Nevada has always recruited businesses from California; Hollingsworth jokes that former California Gov. Gray Davis was an asset to the development authority’s campaign. But California’s ongoing budget crisis seems to be working in Nevada’s favor this year.
Hollingsworth said that 35% of companies he had recruited to the state this year were from California, compared with 20% last year. “January was the tipping point,” he said. “Companies were saying they couldn’t stay there.”
A report released in June by the Milken Institute estimated that California lost 79,000 manufacturing jobs from 2003 to 2007, while seven other states with a meaningful percentage of U.S. manufacturing gained 62,000, in part because of California’s regulatory environment.
Los Angeles County has fewer Fortune 500 companies than most other major metropolitan areas, said Greif of the Los Angeles County Economic Development Corp. That’s a bad sign for a state famous for its creativity and innovation.

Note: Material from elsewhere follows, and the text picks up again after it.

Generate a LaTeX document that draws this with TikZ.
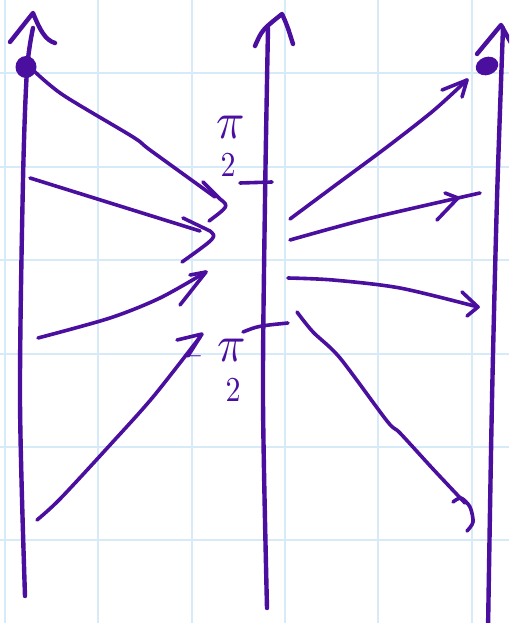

One Fortune 500 company, dialysis service provider DaVita Inc., announced in May that it was moving its corporate headquarters from El Segundo to Denver. Colorado officials offered tax incentives, DaVita spokesman Brad Chase said. The region also has a lower cost of living. Most of the new positions the growing company creates will be in Denver, Chase said.
That irks Greif, who’s sick of seeing big companies leave California. “Why is it when a company gets bigger, it’s time to pull up stakes and leave Dodge?” he said. “Because we have become distinctly business unfriendly.”